Begin with the first line of the material and copy each line word for word through the line that contains "plt.rcParams['font.family'] = ['Liberation"; the pictures are left out.

* * *

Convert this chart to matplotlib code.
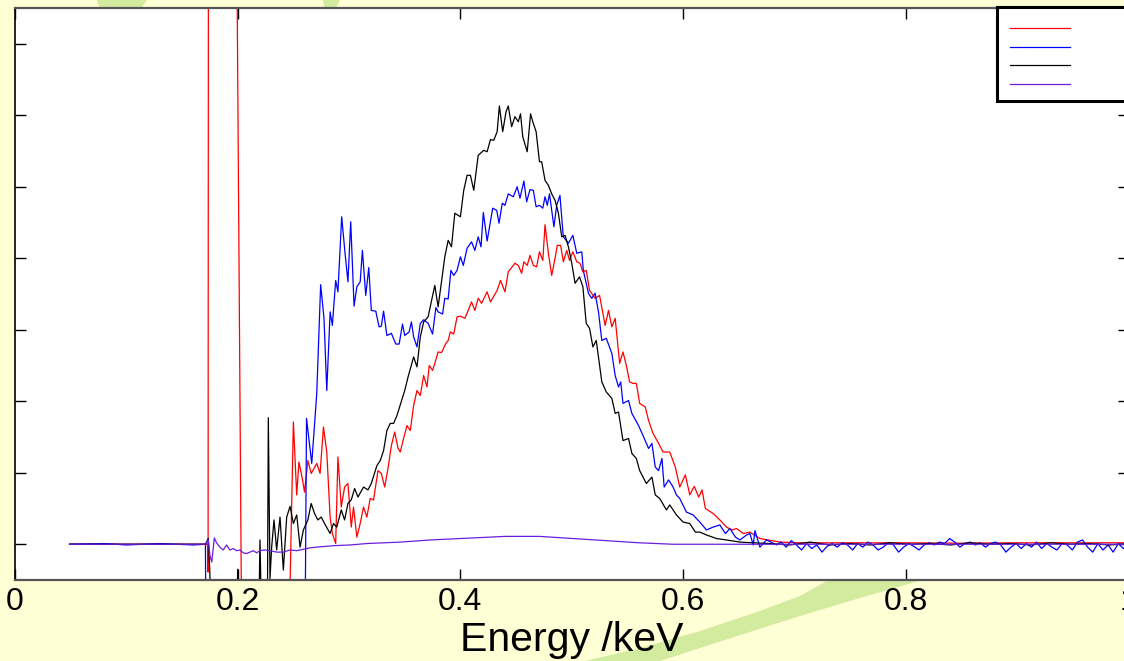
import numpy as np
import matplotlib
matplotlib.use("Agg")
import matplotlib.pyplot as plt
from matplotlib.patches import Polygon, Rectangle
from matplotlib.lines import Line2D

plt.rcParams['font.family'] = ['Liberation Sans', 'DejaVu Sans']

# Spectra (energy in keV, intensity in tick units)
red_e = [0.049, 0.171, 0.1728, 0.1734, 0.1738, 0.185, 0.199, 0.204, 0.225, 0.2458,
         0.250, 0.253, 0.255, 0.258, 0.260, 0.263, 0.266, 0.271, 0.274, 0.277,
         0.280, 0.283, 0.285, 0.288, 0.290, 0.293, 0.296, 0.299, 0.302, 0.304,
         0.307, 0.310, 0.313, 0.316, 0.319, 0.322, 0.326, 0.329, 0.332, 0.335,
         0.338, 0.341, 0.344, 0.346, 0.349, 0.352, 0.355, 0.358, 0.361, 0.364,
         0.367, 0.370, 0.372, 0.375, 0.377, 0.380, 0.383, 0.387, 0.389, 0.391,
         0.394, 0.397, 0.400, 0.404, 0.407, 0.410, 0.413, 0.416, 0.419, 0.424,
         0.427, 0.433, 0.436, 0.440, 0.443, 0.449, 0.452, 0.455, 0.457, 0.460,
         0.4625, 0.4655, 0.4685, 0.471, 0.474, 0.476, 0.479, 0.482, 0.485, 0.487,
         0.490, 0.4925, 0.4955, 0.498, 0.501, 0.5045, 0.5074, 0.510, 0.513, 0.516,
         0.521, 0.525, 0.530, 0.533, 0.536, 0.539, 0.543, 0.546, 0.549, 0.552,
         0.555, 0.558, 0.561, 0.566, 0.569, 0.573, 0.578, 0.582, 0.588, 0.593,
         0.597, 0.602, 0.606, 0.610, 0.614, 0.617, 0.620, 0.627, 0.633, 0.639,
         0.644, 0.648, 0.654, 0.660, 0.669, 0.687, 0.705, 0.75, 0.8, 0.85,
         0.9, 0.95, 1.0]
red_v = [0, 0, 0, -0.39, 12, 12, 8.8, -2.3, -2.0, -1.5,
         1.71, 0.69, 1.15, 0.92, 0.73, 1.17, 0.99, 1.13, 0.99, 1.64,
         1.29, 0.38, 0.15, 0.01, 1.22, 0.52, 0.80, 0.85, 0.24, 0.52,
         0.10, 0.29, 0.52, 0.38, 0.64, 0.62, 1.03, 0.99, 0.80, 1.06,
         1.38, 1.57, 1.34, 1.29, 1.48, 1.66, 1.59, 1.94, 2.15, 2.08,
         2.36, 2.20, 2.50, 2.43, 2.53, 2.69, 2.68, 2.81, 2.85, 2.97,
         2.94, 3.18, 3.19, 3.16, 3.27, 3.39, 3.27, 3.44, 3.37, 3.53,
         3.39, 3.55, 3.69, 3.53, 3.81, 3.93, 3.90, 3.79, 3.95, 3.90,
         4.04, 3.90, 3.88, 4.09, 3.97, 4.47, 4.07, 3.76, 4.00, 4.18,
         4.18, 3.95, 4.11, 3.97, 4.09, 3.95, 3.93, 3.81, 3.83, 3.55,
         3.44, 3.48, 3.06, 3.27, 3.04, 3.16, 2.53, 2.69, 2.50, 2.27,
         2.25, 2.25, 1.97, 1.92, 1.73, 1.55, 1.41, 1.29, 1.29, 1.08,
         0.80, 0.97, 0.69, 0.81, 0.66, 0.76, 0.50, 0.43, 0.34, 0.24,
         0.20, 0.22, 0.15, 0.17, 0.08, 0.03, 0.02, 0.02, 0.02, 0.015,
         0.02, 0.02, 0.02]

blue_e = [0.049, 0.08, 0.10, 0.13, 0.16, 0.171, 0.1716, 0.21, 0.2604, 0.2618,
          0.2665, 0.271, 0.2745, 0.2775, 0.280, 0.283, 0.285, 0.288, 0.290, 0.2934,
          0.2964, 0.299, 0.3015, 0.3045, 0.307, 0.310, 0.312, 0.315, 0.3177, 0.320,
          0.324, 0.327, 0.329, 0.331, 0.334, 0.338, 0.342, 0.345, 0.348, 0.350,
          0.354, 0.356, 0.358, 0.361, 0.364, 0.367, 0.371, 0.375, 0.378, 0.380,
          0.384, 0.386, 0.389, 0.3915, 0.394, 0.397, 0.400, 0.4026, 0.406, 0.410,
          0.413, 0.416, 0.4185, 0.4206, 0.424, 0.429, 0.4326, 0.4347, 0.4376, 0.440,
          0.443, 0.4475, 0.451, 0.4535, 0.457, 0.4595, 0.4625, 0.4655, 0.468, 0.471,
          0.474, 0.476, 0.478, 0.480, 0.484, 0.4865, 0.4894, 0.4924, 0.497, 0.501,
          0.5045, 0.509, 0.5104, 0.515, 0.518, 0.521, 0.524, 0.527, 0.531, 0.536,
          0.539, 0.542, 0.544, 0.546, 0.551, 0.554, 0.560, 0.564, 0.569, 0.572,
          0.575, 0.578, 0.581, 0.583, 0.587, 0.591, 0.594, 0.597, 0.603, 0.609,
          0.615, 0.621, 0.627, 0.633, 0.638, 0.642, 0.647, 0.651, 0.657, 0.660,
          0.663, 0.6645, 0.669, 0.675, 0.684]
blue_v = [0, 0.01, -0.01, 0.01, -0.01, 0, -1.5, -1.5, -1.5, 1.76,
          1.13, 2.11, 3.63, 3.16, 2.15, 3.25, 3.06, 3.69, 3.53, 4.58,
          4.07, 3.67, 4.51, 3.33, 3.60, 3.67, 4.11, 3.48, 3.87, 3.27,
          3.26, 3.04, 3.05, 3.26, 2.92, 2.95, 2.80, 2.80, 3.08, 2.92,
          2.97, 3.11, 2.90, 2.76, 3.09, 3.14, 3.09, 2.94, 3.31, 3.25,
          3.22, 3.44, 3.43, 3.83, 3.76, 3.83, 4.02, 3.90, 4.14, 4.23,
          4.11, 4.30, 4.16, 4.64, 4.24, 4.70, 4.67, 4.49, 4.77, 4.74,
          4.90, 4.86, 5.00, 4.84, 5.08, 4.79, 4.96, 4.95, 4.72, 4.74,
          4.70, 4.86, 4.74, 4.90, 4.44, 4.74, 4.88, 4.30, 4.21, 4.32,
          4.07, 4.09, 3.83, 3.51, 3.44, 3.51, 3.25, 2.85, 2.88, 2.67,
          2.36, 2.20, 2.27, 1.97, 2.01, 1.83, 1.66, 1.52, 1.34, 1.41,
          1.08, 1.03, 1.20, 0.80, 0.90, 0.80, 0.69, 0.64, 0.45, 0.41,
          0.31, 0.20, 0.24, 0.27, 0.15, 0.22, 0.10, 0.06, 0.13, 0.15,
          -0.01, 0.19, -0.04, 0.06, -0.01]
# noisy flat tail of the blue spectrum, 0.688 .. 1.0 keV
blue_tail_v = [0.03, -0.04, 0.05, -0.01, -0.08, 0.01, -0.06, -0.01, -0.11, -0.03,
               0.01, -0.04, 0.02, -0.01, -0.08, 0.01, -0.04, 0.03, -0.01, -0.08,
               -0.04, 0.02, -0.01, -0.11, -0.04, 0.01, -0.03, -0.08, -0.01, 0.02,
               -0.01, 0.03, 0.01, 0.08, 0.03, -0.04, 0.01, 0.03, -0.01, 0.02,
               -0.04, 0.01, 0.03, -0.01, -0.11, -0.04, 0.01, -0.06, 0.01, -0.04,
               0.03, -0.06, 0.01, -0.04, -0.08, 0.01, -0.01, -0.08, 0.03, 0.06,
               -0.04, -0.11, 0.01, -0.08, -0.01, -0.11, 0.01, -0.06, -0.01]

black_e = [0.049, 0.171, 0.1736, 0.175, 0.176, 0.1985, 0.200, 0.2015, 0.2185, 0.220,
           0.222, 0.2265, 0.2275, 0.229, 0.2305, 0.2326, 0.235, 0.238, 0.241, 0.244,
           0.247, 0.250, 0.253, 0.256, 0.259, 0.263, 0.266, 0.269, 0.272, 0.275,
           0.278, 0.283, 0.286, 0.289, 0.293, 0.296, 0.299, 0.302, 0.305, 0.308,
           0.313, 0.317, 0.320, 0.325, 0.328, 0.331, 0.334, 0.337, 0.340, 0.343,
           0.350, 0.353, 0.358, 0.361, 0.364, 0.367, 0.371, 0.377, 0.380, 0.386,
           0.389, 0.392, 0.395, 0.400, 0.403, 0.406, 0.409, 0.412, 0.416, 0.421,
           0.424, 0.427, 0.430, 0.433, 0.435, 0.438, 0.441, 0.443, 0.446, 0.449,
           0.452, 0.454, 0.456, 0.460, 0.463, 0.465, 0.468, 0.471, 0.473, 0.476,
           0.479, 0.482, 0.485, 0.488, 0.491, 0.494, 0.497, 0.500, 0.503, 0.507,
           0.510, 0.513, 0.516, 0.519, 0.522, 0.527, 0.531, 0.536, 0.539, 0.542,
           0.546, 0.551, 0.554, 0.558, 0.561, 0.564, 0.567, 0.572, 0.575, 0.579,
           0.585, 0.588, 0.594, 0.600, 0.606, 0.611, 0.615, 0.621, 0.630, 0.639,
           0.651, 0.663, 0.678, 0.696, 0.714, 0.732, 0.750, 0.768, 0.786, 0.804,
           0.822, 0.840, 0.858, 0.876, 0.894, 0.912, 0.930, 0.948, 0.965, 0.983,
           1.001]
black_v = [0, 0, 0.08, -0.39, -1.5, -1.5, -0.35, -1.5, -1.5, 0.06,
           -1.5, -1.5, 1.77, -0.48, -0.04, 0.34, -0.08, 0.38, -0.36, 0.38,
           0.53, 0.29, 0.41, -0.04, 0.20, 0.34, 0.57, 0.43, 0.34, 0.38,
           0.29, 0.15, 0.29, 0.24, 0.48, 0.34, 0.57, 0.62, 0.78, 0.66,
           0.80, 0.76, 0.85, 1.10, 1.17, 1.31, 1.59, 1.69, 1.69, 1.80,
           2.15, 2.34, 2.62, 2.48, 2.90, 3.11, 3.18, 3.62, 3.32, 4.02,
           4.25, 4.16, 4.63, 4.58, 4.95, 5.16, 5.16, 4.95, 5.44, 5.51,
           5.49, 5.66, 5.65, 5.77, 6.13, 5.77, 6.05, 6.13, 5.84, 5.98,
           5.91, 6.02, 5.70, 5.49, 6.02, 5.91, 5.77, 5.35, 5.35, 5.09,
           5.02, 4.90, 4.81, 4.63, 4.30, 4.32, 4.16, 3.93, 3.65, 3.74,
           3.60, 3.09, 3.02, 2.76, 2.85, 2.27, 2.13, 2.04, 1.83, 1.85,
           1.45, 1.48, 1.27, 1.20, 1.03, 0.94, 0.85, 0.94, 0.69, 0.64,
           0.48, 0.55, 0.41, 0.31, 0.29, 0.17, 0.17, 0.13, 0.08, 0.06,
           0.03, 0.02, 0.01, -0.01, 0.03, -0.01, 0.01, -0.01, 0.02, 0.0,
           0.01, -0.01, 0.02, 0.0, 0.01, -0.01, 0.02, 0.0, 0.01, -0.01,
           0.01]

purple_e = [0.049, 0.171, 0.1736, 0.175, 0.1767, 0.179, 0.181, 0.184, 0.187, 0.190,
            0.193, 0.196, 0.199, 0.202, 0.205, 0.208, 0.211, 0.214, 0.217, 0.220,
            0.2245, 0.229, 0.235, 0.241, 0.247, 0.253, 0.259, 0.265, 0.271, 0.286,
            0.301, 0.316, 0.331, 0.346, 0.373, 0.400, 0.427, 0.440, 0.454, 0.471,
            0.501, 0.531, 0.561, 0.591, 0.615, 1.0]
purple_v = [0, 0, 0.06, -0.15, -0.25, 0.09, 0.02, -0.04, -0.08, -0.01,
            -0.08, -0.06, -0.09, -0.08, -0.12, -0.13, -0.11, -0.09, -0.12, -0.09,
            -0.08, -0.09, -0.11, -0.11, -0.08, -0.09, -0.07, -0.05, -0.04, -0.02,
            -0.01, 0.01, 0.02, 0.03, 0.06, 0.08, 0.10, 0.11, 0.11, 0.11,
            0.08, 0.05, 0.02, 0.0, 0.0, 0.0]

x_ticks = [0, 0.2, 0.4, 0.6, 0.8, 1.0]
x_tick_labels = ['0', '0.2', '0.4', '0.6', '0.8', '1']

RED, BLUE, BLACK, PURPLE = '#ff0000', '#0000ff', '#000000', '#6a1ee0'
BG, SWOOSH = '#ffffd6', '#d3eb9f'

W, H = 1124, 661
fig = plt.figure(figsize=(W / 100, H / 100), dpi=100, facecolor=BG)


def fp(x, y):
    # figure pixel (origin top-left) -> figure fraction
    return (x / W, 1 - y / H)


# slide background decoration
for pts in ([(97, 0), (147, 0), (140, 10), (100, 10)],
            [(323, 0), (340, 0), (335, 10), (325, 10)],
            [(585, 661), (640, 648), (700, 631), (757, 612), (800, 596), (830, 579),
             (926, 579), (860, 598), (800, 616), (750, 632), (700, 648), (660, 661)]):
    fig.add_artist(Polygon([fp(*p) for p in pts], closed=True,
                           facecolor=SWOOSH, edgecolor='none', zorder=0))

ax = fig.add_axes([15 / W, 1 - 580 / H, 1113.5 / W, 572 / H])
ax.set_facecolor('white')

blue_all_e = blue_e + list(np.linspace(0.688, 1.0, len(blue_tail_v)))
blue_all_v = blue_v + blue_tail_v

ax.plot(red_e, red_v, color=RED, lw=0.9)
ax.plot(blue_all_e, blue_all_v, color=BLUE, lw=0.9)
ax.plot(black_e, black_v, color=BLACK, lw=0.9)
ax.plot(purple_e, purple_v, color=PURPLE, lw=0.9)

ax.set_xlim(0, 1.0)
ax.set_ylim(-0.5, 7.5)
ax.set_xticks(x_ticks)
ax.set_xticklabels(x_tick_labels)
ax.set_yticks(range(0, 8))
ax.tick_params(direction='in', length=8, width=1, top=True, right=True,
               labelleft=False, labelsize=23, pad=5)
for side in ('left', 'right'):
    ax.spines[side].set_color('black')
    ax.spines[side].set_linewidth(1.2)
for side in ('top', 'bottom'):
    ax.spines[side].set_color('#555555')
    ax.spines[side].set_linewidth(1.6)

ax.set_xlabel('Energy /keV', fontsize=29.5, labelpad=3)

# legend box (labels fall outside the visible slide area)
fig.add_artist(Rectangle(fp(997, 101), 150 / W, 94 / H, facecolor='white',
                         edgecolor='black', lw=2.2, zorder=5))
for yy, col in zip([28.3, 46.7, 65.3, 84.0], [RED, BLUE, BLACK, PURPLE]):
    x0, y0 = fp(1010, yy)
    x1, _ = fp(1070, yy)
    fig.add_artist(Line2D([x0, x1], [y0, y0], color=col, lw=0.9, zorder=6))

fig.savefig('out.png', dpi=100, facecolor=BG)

* * *

* [Answer below]:
Convert this chart to matplotlib code.
import numpy as np
import matplotlib
matplotlib.use("Agg")
import matplotlib.pyplot as plt
from matplotlib.patches import Polygon, Rectangle
from matplotlib.lines import Line2D

plt.rcParams['font.family'] = ['Liberation Sans', 'DejaVu Sans']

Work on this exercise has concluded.